In short, they are a difficult bunch to identify with, let alone like, but Moorcock pulls off this feat through the skill with which he portrays his protagonist, Jherek Carnelian (the familiarity of this name in Moorcockian circles is so obvious it barely warrants a mention, even in the books). Jherek sets out to learn about love and other virtues mostly lost to his society. Initially he seems as alien as any of his fellows (one of the ways Moorcock establishes the peculiar social standards of the End of Time is by giving Jherek an intimate conjugal interlude with his own mother in the opening chapter), but the author is quick to stress that while Jherek has virtually god-like powers in his own world, he is still a clueless innocent when it comes to dealing with members of other societies.

Which, of course, he does. Jherek ‘chooses’ to fall in love with an unwilling time traveller from 1896, Mrs Underwood, and his dogged (if somewhat clueless) pursuit of her is the crux of the first volume. Unfortunately one of the principles of time travel in this particular setting is that once one becomes unstuck in time, one tends to remain that way, and sure enough Mrs Underwood is soon banished back to Victorian England. As you might expect, Jherek opts to pursue his ladylove back through the ages, even if this means entering a world he knows virtually nothing of, where his great powers will no longer operate…

It’s a lot less po-faced and obvious than it sounds. There are numerous trips back and forth between 1896 and the End of Time as the trilogy proceeds (not to mention a brief visit to the Devonian Period) and what gradually becomes apparent is that The Dancers at the End of Time is a strange and exotic combination of a romantic comedy-of-manners combined with a fairly serious examination of what it means to be a virtuous person.

The comic elements are easily well-enough done to dispel any fears this might be a dry or wordy disquisition on the story’s more serious themes. While some of the humour verges on the broad, it is on the whole handled with sufficient subtlety and wryness for this not to grate, and Moorcock achieves some fine moments of farce as the narrative enters its less likely phases.
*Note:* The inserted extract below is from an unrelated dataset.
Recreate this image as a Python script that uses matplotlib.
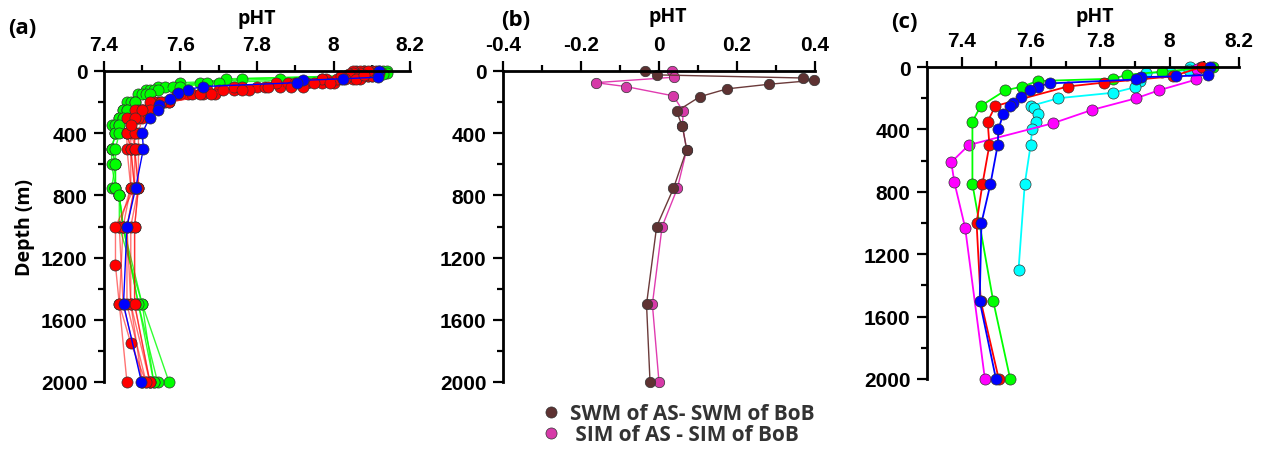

The humour is genuinely amusing and the slow-burn romance between Jherek and Mrs Underwood is genuinely affecting as the story progresses.

The philosophical aspects of the story are perhaps a bit less accessible, but not to the point where they feel encumbering. It’s very obvious why Moorcock chooses to foreground the clash between a society where there is limitless personal power but no sense of morality, and one where the converse is true, and what’s interesting is that he doesn’t really take sides between the two – it’s made clear that while the inhabitants of the End of Time commit acts that may seem shocking or callous, they are also in a very real sense innocents. Mrs Underwood wonders aloud if it wouldn’t be a greater sin to teach these people sin and guilt. On the other hand, the question is raised of whether it’s possible to lead a virtuous and genuinely fulfilling life in a truly post-scarcity society: here I suspect we return to the old Trek chestnut about the relative merits of a life of ease and a life of enterprise, but needless to say Michael Moorcock handles the topic with a bit more poetry and thoughtfulness.
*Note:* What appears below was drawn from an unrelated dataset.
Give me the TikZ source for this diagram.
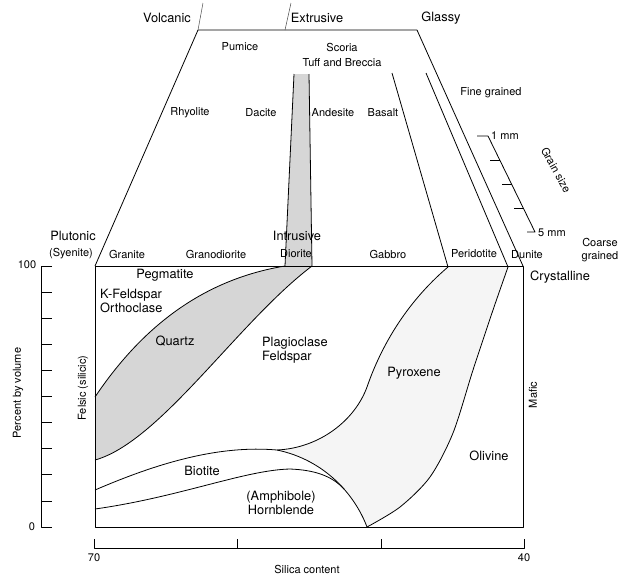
\documentclass[tikz,border=0pt]{standalone}
\usepackage{fontspec}
\setmainfont{TeX Gyre Heros}
\begin{document}
\begin{tikzpicture}[x=1pt,y=-1pt,line join=round,
  ln/.style={line width=0.8pt},
  thin line/.style={line width=0.5pt, black!70},
  qz/.style={fill=black!16},
  px/.style={fill=black!4},
  lbig/.style={font=\fontsize{12.8}{14}\selectfont, inner sep=0pt},
  lsm/.style={font=\fontsize{11}{12.5}\selectfont, inner sep=0pt}]
\useasboundingbox (0,0) rectangle (623,579);
\fill[white] (0,0) rectangle (623,579);

% key coordinates
\coordinate (TL) at (198,30);
\coordinate (TR) at (417,30);
\coordinate (BL) at (95,266);
\coordinate (BR) at (523,266);
\coordinate (RB) at (523,527);
\coordinate (LB) at (95,527);
\coordinate (HB) at (367,527);
\coordinate (QA) at (285,266);
\coordinate (QB) at (312,266);
\coordinate (QL1) at (95,397);
\coordinate (QL2) at (95,460);
\coordinate (PX) at (448,267);
\coordinate (PM) at (367,387);
\coordinate (OL) at (508,267);
\coordinate (BJ) at (277,450);

% ---- shaded regions ----
\fill[qz] (294,74) -- (309,74) -- (QB) -- (QA) -- cycle;
\fill[qz] (QA) .. controls (200,280) and (140,330) .. (QL1) -- (QL2)
  .. controls (160,442) and (238,322) .. (QB) -- cycle;
\fill[px] (PX) .. controls (415,295) and (385,335) .. (PM)
  .. controls (355,420) and (320,448) .. (BJ)
  .. controls (325,460) and (355,495) .. (HB)
  -- plot[smooth] coordinates {(367,527) (400,507) (430,477) (453,433) (473,370) (493,310) (508,267)} -- cycle;

% ---- upper trapezoid ----
\draw[ln] (BL) -- (TL) -- (TR) -- (BR);
\draw[thin line] (TL) -- (203,3);
\draw[thin line] (285,30) -- (291,3);
\draw[ln] (294,74) -- (QA);
\draw[ln] (309,74) -- (QB);
\draw[ln] (392,73) -- (PX);
\draw[ln] (426,73) -- (OL);

% ---- grain size scale ----
\draw[ln] (477,136) -- (488,136) -- (535,232) -- (527,232);
\draw[ln] (490,160) -- (499.75,160);
\draw[ln] (502,184) -- (511.5,184);
\draw[ln] (514,208) -- (523.25,208);

% ---- lower rectangle ----
\draw[ln] (BL) rectangle (RB);
\draw[ln] (QA) .. controls (200,280) and (140,330) .. (QL1);
\draw[ln] (QL2) .. controls (160,442) and (238,322) .. (QB);
\draw[ln] (PX) .. controls (415,295) and (385,335) .. (PM)
  .. controls (355,420) and (320,448) .. (BJ);
\draw[ln] plot[smooth] coordinates {(367,527) (400,507) (430,477) (453,433) (473,370) (493,310) (508,267)};
\draw[ln] (95,490) .. controls (160,462) and (220,445) .. (BJ)
  .. controls (325,460) and (355,495) .. (HB);
\draw[ln] (95,509) .. controls (180,497) and (245,470) .. (290,469)
  .. controls (315,470) and (332,476) .. (344,489);

% ---- left axis ----
\draw[ln] (52,266) -- (41,266) -- (41,527) -- (52,527);
\foreach \i in {1,...,9} \draw[ln] (41,{266+\i*26.1}) -- (52,{266+\i*26.1});

% ---- bottom axis ----
\draw[ln] (94,539) -- (94,548) -- (524,548) -- (524,539);
\draw[ln] (237,548) -- (237,539);
\draw[ln] (381,548) -- (381,539);

% ---- labels ----
\node[lbig] (volc) at (167,18) {Volcanic};
\node[lbig] (extr) at (317,18) {Extrusive};
\node[lbig] (glas) at (441,18) {Glassy};
\node[lsm] (pum) at (240,47) {Pumice};
\node[lsm] (sco) at (342,47) {Scoria};
\node[lsm] (tuff) at (342,63) {Tuff and Breccia};
\node[lsm] (rhy) at (190,113) {Rhyolite};
\node[lsm] (dac) at (261,113) {Dacite};
\node[lsm] (and) at (333,113) {Andesite};
\node[lsm] (bas) at (383,113) {Basalt};
\node[lsm] (fine) at (491,93) {Fine grained};
\node[lsm, anchor=west] (onemm) at (491,136) {1 mm};
\node[lsm, anchor=west] (fivemm) at (538,233) {5 mm};
\node[lsm, rotate=-61] (gsize) at (556,170) {Grain size};
\node[lsm, align=center] (coarse) at (600,250) {Coarse\\grained};
\node[lbig] (plut) at (73,236) {Plutonic};
\node[lsm] (sye) at (71,254) {(Syenite)};
\node[lsm] (gran) at (127,254) {Granite};
\node[lsm] (grano) at (216,254) {Granodiorite};
\node[lbig] (intr) at (297,236) {Intrusive};
\node[lsm] (dior) at (296,254) {Diorite};
\node[lsm] (gab) at (388,254) {Gabbro};
\node[lsm] (peri) at (474,254) {Peridotite};
\node[lsm] (dun) at (527,255) {Dunite};
\node[lbig] (cryst) at (560,277) {Crystalline};
\node[lsm] (hund) at (27,265) {100};
\node[lsm] (zero) at (32,527) {0};
\node[lsm, rotate=90] (pct) at (18,393) {Percent by volume};
\node[lsm, rotate=90] (fels) at (83,388) {Felsic (silicic)};
\node[lsm, rotate=90] (maf) at (533,395) {Mafic};
\node[lbig] (peg) at (165,275) {Pegmatite};
\node[lbig, anchor=west, align=left] (kfeld) at (100,301) {K-Feldspar\\Orthoclase};
\node[lbig] (qtz) at (175,341) {Quartz};
\node[lbig, anchor=west, align=left] (plag) at (262,350) {Plagioclase\\Feldspar};
\node[lbig] (pyr) at (414,373) {Pyroxene};
\node[lbig] (oliv) at (489,456) {Olivine};
\node[lbig] (biot) at (202,471) {Biotite};
\node[lbig, align=center] (hbl) at (281,503) {(Amphibole)\\Hornblende};
\node[lsm] (seventy) at (94,558) {70};
\node[lsm] (forty) at (524,558) {40};
\node[lsm] (silica) at (307,569) {Silica content};
\end{tikzpicture}
\end{document}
As I say, as Moorcock trilogies go this is an atypical one and rather charming with it (not that it isn’t without a few longeurs along the way). If the Eternal Champion is involved in proceedings he is even more heavily masked than usual, but the faithful can amuse themselves spotting the cameos from other multiverse characters – there’s a Glogauer, a Bastable, and a Persson, but no actual Cornelii – and elsewhere (both HG Wells and someone who appears to be Wells’ own time traveller appear at various points). But its main achievement is to cover some finely-done character work and semi-profound philosophical territory while always feeling like a charming and frivolous piece of whimsy. A not inconsiderable achievement, and very readable.